Some early tributes to Táhirih

Indeed the wondrous story of her life propagated itself as far and as fast as that of the Báb Himself, the direct Source of her inspiration.

  • “Prodige de science, mais aussi prodige de beauté” is the tribute paid her by a noted commentator on the life of the Báb and His disciples.
  • “The Persian Joan of Arc, the leader of emancipation for women of the Orient … who bore resemblance both to the mediaeval Heloise and the neo-platonic Hypatia,” thus was she acclaimed by a noted playwright whom Sarah Bernhardt had specifically requested to write a dramatized version of her life.
  • “The heroism of the lovely but ill-fated poetess of Qazvín, Zarrín-Táj (Crown of Gold) …” testifies Lord Curzon of Kedleston, “is one of the most affecting episodes in modern history.”
  • “The appearance of such a woman as Qurratu’l-‘Ayn,” wrote the well-known British Orientalist, Prof. E. G. Browne, “is, in any country and any age, a rare phenomenon, but in such a country as Persia it is a prodigy—nay, almost a miracle.… Had the Bábí religion no other claim to greatness, this were sufficient … that it produced a heroine like Qurratu’l-‘Ayn.”

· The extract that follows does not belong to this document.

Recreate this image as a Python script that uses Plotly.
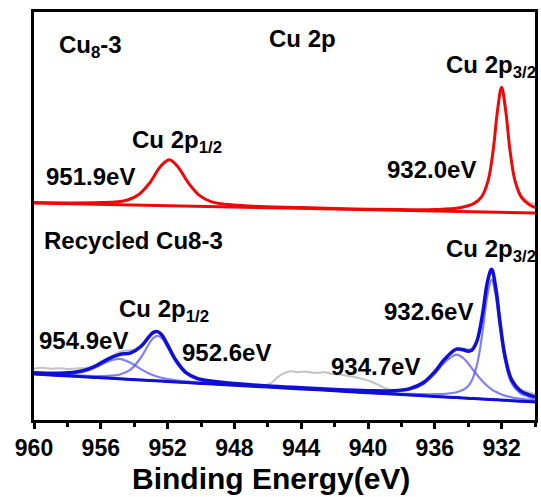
import plotly.graph_objects as go

# ---------------- data ----------------
# x axis: binding energy (eV); y: arbitrary intensity (stacked spectra)
tick_vals = [960, 956, 952, 948, 944, 940, 936, 932]
tick_text = ["960", "956", "952", "948", "944", "940", "936", "932"]
x_title = "Binding Energy(eV)"

# --- Cu8-3 (top, red) ---
E_top = [960, 958, 956, 955, 954.4, 953.7, 953.1, 952.4, 951.9, 951.4, 950.75,
         950.1, 949.4, 948.4, 946.9, 944, 941, 938, 936, 934.5, 933.65, 933.2,
         932.8, 932.5, 932.25, 932.0, 931.75, 931.5, 931.2, 930.8, 930.35, 930]
top_envelope = [217.5, 217.1, 217.4, 218.2, 220.0, 225.8, 236.5, 254.0, 260.3,
                253.6, 236.9, 224.6, 218.4, 215.4, 213.8, 212.4, 211.0, 210.4,
                210.5, 212.3, 216.6, 223.1, 239.9, 270.3, 308.8, 332.7, 308.6,
                270.0, 239.4, 222.3, 215.5, 212.5]
E_top_base = [960, 945, 930]
top_baseline = [217.0, 212.0, 207.0]
E_top_raw = [931.5, 931.2, 930.8, 930.4, 930.0]
top_raw = [270.5, 240.5, 224.5, 218.5, 216.0]

# --- Recycled Cu8-3 (bottom, blue) ---
E_bot = [960, 958.5, 957.5, 956.8, 956.2, 955.6, 954.9, 954.2, 953.6, 953.1,
         952.85, 952.6, 952.35, 952.0, 951.5, 950.9, 950.2, 949.3, 948.0, 946.0,
         944.0, 942.0, 940.0, 938.5, 937.5, 936.7, 936.0, 935.4, 934.7, 934.3,
         934.0, 933.8, 933.5, 933.3, 933.1, 932.85, 932.6, 932.35, 932.1, 931.8,
         931.4, 930.9, 930.4, 930.0]
bot_baseline = [46.0, 44.6, 43.7, 43.0, 42.4, 41.9, 41.2, 40.6, 40.0, 39.6,
                39.3, 39.1, 38.9, 38.5, 38.1, 37.5, 36.8, 36.0, 34.8, 32.9,
                31.1, 29.2, 27.3, 25.9, 25.0, 24.3, 23.6, 23.0, 22.4, 22.0,
                21.7, 21.5, 21.3, 21.1, 20.9, 20.7, 20.4, 20.2, 20.0, 19.7,
                19.3, 18.8, 18.4, 18.0]
comp_952_6 = [46.4, 45.2, 44.6, 44.2, 44.0, 44.2, 45.3, 50.7, 62.5, 76.5,
              82.1, 84.1, 81.7, 72.6, 58.0, 46.3, 40.5, 37.9, 35.8, 33.4,
              31.4, 29.4, 27.4, 26.0, 25.1, 24.3, 23.6, 23.0, 22.4, 22.0,
              21.7, 21.5, 21.3, 21.1, 20.9, 20.7, 20.4, 20.2, 20.0, 19.7,
              19.3, 18.8, 18.4, 18.0]
comp_954_9 = [46.7, 46.0, 46.9, 49.3, 53.3, 58.3, 61.2, 57.0, 50.9, 46.5,
              44.7, 43.3, 42.2, 40.9, 39.7, 38.6, 37.6, 36.6, 35.2, 33.1,
              31.3, 29.3, 27.4, 25.9, 25.0, 24.3, 23.6, 23.0, 22.4, 22.0,
              21.7, 21.5, 21.3, 21.1, 20.9, 20.7, 20.4, 20.2, 20.0, 19.7,
              19.3, 18.8, 18.4, 18.0]
comp_932_6 = [46.0, 44.6, 43.7, 43.0, 42.4, 41.9, 41.2, 40.6, 40.0, 39.6,
              39.3, 39.1, 38.9, 38.5, 38.1, 37.5, 36.8, 36.1, 34.9, 33.0,
              31.3, 29.5, 27.8, 26.6, 26.1, 25.8, 25.8, 26.2, 27.8, 30.2,
              34.0, 38.9, 53.5, 70.3, 93.1, 124.6, 140.4, 124.1, 92.2, 59.7,
              36.7, 27.0, 23.4, 21.6]
comp_934_7 = [46.1, 44.7, 43.8, 43.1, 42.5, 42.0, 41.3, 40.7, 40.1, 39.7,
              39.4, 39.2, 39.0, 38.6, 38.2, 37.6, 36.9, 36.2, 35.0, 33.2,
              31.5, 29.9, 28.6, 28.4, 30.2, 35.7, 46.1, 57.8, 65.4, 62.0,
              56.5, 52.2, 45.7, 41.7, 38.0, 34.0, 30.7, 28.2, 26.2, 24.4,
              22.7, 21.3, 20.3, 19.6]
bot_envelope = [47.2, 46.7, 47.9, 50.6, 55.0, 60.7, 65.4, 67.2, 73.5, 83.5,
                87.6, 88.4, 85.1, 75.1, 59.7, 47.5, 41.4, 38.8, 36.5, 34.0,
                32.2, 30.5, 29.3, 29.2, 31.4, 37.2, 48.3, 61.0, 70.8, 70.2,
                68.8, 69.6, 77.9, 90.9, 110.2, 137.9, 150.7, 132.1, 98.4, 64.4,
                40.1, 29.5, 25.3, 23.2]
E_bot_raw = [960, 959.5, 959.0, 958.5, 958.0, 957.5, 957.0, 956.5, 956.0, 955.5,
             955.0, 954.5, 954.0, 953.5, 953.0, 952.6, 952.2, 951.8, 951.3, 950.8,
             950.2, 949.3, 948.0, 947.0, 946.3, 945.8, 945.4, 945.0, 944.6, 944.2,
             943.8, 943.4, 943.0, 942.6, 942.2, 941.8, 941.4, 941.0, 940.6, 940.2,
             939.8, 939.4, 939.0, 938.6, 938.2, 937.5, 936.7, 936.0, 935.4, 934.7,
             934.3, 933.8, 933.5, 933.1, 932.85, 932.6, 932.35, 932.1, 931.8, 931.4,
             930.9, 930.4, 930.0]
bot_raw = [51.5, 52.2, 51.2, 51.8, 51.0, 51.6, 51.8, 53.5, 57.5, 62.5,
           67.0, 69.5, 70.5, 76.0, 85.5, 88.0, 81.0, 70.0, 55.0, 46.5,
           41.8, 39.0, 36.8, 35.3, 34.5, 37.0, 43.0, 47.0, 48.8, 47.8,
           48.6, 47.4, 47.2, 47.8, 46.2, 45.8, 44.8, 43.6, 42.3, 40.4,
           38.2, 35.3, 32.0, 30.0, 29.6, 31.8, 37.6, 48.8, 61.8, 71.6,
           71.4, 71.2, 78.4, 110.0, 137.0, 149.5, 131.5, 98.5, 65.0, 41.5,
           31.5, 27.8, 26.0]

# ---------------- styles ----------------
FONT = "Arial, Liberation Sans, sans-serif"
RED = "rgb(238,8,8)"
BLUE = "rgb(15,15,215)"
BLUE_LIGHT = "rgba(85,85,235,0.75)"
GRAY = "rgb(195,195,195)"

fig = go.Figure()

def add_line(x, y, color, width):
    fig.add_trace(go.Scatter(x=x, y=y, mode="lines",
                             line=dict(color=color, width=width, shape="spline"),
                             showlegend=False, hoverinfo="skip"))

# top spectrum
add_line(E_top_raw, top_raw, GRAY, 2)
add_line(E_top_base, top_baseline, RED, 3)
add_line(E_top, top_envelope, RED, 3)

# bottom spectrum
add_line(E_bot_raw, bot_raw, GRAY, 2)
for comp in (comp_954_9, comp_952_6, comp_934_7, comp_932_6):
    add_line(E_bot, comp, BLUE_LIGHT, 2.2)
add_line(E_bot, bot_baseline, BLUE, 3)
add_line(E_bot, bot_envelope, BLUE, 3.5)

# ---------------- annotations ----------------
L, T, W, H = 34, 12, 504, 408  # plot area in px

def px(xp, yp):
    return (xp - L) / W, (T + H - yp) / H

labels = [
    ("Cu<sub>8</sub>-3", 57, 46),
    ("Cu 2p", 268, 39),
    ("Cu 2p<sub>3/2</sub>", 446, 67),
    ("Cu 2p<sub>1/2</sub>", 131, 141),
    ("951.9eV", 44, 176),
    ("932.0eV", 387, 170),
    ("Recycled Cu8-3", 42, 240),
    ("Cu 2p<sub>1/2</sub>", 117, 310),
    ("954.9eV", 37, 340),
    ("952.6eV", 181, 352),
    ("934.7eV", 331, 366),
    ("932.6eV", 384, 311),
    ("Cu 2p<sub>3/2</sub>", 446, 251),
]
for text, xp, yp in labels:
    ax, ay = px(xp, yp)
    fig.add_annotation(x=ax, y=ay, xref="paper", yref="paper", text="<b>" + text + "</b>",
                       showarrow=False, xanchor="left", yanchor="middle",
                       font=dict(family=FONT, size=24, color="black"))

# x-axis title placed as annotation
tx, ty = px(272, 478)
fig.add_annotation(x=tx, y=ty, xref="paper", yref="paper", text="<b>" + x_title + "</b>",
                   showarrow=False, xanchor="center", yanchor="middle",
                   font=dict(family=FONT, size=30, color="black"))

fig.update_layout(
    width=541, height=497,
    margin=dict(l=L, r=541 - L - W, t=T, b=497 - T - H),
    paper_bgcolor="white", plot_bgcolor="white",
    font=dict(family=FONT, color="black"),
)
fig.update_xaxes(
    range=[960, 930], autorange=False,
    tickmode="array", tickvals=tick_vals,
    ticktext=["<b>" + t + "</b>" for t in tick_text],
    ticks="outside", ticklen=6, tickwidth=2.5, tickcolor="black",
    minor=dict(dtick=2, tick0=960, ticks="outside", ticklen=4, tickwidth=2.5, tickcolor="black"),
    showline=True, linewidth=2.5, linecolor="black", mirror=True,
    showgrid=False, zeroline=False,
    tickfont=dict(family=FONT, size=23, color="black"),
)
fig.update_yaxes(
    range=[0, H], autorange=False,
    showline=True, linewidth=2.5, linecolor="black", mirror=True,
    showticklabels=False, ticks="", showgrid=False, zeroline=False,
)

fig.write_html("out.html")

  • “The harvest sown in Islamic lands by Qurratu’l-‘Ayn,” significantly affirms the renowned English divine, Dr. T. K. Cheyne, in one of his books, “is now beginning to appear … this noble woman … has the credit of opening the catalogue of social reforms in Persia…”
  • “Assuredly one of the most striking and interesting manifestations of this religion” is the reference to her by the noted French diplomat and brilliant writer, Comte de Gobineau. “In Qazvín,” he adds, “she was held, with every justification, to be a prodigy.” “Many people,” he, moreover has written, “who knew her and heard her at different periods of her life have invariably told me … that when she spoke one felt stirred to the depths of one’s soul, was filled with admiration, and was moved to tears.”

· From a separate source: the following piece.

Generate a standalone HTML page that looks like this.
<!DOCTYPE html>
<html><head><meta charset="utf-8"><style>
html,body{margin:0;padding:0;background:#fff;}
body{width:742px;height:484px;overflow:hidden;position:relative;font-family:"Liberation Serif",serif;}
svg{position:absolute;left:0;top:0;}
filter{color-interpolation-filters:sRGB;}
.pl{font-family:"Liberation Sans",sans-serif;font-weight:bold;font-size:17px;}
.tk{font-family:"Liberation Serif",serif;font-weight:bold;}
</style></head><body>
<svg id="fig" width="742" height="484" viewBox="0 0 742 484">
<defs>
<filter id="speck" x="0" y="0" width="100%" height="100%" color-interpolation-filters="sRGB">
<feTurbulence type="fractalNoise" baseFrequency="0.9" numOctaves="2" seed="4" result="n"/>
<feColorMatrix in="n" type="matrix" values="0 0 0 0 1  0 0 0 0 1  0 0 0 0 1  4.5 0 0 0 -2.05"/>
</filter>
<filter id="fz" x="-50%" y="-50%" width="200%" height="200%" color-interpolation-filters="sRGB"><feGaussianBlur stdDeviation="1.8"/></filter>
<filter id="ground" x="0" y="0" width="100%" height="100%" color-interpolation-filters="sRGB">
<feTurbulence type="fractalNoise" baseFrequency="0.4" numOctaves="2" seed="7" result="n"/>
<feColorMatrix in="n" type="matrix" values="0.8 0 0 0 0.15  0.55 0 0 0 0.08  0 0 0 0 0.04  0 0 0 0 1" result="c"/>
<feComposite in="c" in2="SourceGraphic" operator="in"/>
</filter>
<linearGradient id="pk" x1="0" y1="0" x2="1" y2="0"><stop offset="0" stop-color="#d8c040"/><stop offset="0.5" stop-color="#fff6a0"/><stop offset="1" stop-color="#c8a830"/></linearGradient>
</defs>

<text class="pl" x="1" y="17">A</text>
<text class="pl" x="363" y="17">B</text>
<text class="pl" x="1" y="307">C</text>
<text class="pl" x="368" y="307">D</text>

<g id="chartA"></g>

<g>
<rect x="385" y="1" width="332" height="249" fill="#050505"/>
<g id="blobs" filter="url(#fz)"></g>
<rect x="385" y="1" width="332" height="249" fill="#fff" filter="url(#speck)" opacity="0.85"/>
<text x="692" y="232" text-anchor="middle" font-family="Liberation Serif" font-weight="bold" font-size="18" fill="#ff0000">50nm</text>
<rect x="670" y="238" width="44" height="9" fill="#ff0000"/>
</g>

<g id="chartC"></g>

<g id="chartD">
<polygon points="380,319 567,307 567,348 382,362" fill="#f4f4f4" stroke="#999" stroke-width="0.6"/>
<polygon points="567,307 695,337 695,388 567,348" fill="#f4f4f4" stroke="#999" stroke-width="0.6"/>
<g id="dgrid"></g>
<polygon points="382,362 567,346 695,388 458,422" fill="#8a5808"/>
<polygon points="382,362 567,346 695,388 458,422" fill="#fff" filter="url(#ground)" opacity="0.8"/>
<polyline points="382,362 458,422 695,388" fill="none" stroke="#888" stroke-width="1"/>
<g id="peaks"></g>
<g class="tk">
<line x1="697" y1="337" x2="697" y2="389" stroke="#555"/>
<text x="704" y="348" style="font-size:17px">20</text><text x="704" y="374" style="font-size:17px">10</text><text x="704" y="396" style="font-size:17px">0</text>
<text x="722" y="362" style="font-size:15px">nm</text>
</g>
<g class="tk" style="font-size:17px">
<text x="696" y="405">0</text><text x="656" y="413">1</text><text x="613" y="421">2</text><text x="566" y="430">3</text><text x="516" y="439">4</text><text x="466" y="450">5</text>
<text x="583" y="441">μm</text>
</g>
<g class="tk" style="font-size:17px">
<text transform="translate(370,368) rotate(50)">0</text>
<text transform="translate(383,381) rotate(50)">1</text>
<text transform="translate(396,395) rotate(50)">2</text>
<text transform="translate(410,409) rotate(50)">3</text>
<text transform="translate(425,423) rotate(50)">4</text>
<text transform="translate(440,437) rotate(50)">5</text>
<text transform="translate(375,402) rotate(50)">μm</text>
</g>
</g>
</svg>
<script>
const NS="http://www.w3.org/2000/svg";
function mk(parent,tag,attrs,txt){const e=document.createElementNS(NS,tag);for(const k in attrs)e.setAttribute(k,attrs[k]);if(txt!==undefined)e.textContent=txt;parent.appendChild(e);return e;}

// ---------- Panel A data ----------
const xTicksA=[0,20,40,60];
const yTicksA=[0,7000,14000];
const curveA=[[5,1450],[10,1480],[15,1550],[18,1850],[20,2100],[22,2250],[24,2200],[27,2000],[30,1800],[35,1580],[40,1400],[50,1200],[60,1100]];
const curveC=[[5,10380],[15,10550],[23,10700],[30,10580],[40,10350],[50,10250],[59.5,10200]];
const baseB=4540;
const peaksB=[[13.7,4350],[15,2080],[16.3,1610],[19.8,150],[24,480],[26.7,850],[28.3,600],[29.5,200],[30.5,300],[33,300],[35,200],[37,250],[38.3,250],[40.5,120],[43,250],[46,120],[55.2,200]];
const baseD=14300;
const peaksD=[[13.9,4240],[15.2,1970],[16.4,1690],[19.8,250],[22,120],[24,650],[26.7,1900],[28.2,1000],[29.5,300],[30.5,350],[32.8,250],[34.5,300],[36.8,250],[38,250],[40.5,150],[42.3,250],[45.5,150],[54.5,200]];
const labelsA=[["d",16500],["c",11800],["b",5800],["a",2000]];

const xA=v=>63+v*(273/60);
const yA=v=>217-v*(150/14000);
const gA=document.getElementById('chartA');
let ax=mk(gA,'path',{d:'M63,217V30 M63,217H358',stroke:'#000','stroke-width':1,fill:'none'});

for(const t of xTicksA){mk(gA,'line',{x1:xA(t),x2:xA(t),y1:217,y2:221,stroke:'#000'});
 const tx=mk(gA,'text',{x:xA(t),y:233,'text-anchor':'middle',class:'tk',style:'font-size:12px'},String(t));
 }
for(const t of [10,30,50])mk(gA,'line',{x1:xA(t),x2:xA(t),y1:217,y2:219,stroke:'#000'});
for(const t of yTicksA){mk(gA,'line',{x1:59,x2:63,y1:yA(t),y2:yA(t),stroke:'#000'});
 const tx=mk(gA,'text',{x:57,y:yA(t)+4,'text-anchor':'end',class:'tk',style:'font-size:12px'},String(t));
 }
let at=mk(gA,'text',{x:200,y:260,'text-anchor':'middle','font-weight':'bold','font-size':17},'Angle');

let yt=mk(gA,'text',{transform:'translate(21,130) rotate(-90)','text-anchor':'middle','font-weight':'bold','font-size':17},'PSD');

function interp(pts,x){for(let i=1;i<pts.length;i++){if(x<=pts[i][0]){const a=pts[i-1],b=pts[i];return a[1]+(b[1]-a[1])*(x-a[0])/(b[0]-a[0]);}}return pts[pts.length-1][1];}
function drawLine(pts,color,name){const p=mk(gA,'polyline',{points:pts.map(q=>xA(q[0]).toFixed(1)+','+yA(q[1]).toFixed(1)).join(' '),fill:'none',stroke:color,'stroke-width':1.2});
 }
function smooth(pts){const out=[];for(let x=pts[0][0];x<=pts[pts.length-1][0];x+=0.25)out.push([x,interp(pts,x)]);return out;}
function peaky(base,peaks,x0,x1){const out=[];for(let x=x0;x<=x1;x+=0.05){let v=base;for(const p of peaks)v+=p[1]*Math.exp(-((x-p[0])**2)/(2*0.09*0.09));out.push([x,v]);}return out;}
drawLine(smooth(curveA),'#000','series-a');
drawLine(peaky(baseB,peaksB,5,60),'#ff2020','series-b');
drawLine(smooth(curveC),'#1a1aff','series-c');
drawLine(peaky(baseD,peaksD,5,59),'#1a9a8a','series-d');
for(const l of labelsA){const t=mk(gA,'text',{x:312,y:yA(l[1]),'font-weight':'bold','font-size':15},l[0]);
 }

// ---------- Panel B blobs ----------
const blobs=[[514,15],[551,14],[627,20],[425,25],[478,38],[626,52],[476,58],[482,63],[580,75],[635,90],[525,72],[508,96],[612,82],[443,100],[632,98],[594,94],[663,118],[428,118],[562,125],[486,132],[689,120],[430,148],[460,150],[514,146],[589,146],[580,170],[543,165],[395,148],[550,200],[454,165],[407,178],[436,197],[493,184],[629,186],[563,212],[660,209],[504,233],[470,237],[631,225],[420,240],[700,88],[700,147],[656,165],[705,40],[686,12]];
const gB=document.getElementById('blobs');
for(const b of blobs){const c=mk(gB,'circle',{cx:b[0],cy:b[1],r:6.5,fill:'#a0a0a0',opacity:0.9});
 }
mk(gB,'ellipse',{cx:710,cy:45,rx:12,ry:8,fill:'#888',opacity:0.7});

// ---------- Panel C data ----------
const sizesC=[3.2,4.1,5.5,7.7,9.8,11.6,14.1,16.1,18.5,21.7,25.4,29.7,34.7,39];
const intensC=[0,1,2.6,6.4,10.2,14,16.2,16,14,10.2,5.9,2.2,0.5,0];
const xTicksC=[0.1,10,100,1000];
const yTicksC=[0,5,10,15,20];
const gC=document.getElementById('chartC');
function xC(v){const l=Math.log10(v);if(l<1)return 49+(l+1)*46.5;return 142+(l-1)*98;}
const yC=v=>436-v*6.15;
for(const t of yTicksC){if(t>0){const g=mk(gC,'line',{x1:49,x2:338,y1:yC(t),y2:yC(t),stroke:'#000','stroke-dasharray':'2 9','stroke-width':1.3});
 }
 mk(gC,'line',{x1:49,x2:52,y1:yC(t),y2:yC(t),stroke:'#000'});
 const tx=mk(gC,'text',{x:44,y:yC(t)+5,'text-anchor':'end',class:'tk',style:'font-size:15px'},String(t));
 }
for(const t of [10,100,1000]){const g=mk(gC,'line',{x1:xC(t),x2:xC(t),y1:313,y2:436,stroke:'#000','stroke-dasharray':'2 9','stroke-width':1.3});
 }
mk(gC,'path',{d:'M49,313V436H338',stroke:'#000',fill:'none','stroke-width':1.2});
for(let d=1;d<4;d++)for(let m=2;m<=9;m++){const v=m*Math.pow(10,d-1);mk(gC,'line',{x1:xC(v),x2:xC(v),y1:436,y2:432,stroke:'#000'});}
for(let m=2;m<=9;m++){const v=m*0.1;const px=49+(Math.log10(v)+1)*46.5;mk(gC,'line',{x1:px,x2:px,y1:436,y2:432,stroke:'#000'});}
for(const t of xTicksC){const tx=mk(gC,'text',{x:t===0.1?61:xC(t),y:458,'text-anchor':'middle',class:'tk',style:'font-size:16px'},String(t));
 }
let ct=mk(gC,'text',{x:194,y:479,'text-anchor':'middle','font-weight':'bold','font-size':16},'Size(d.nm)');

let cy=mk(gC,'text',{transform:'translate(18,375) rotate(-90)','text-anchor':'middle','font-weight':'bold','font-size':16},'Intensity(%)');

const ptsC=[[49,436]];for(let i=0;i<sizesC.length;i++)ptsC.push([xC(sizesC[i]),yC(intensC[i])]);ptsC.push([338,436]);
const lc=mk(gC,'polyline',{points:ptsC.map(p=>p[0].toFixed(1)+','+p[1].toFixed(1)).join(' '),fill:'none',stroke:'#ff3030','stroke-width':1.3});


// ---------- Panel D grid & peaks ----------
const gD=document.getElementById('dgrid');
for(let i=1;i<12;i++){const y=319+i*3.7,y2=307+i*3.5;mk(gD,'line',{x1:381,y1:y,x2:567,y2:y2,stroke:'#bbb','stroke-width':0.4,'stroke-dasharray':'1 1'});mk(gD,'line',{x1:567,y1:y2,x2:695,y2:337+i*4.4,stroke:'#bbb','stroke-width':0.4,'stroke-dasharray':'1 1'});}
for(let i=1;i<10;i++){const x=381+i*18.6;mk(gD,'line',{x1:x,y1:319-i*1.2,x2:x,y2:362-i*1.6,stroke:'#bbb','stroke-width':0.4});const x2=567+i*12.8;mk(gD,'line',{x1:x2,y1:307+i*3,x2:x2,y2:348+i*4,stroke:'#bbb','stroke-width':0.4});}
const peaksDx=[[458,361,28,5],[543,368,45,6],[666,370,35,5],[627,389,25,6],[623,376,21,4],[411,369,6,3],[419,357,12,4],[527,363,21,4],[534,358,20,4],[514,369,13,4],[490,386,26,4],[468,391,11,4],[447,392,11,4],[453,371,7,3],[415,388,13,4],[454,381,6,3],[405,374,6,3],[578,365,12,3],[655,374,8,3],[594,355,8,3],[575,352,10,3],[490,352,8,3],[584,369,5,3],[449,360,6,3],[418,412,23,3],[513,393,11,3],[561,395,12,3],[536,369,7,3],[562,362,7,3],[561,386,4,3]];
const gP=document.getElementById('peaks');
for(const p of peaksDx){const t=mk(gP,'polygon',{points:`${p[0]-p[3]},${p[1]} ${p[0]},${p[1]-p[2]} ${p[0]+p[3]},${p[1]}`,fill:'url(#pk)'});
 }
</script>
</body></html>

  • “No memory,” writes Sir Valentine Chirol, “is more deeply venerated or kindles greater enthusiasm than hers, and the influence which she wielded in her lifetime still inures to her sex.”
  • “O Táhirih!” exclaims in his book on the Bábís the great author and poet of Turkey, Sulaymán Názim Bey, “you are worth a thousand Násiri’d-Dín Sháhs!”
  • “The greatest ideal of womanhood has been Táhirih” is the tribute paid her by the mother of one of the Presidents of Austria, Mrs. Marianna Hainisch, “… I shall try to do for the women of Austria what Táhirih gave her life to do for the women of Persia.”

Many and divers are her ardent admirers who, throughout the five continents, are eager to know more about her. Many are those whose conduct has been ennobled by her inspiring example, who have committed to memory her matchless odes, or set to music her poems, before whose eyes glows the vision of her indomitable spirit, in whose hearts is enshrined a love and admiration that time can never dim, and in whose souls burns the determination to tread as dauntlessly, and with that same fidelity, the path she chose for herself, and from which she never swerved from the moment of her conversion to the hour of her death.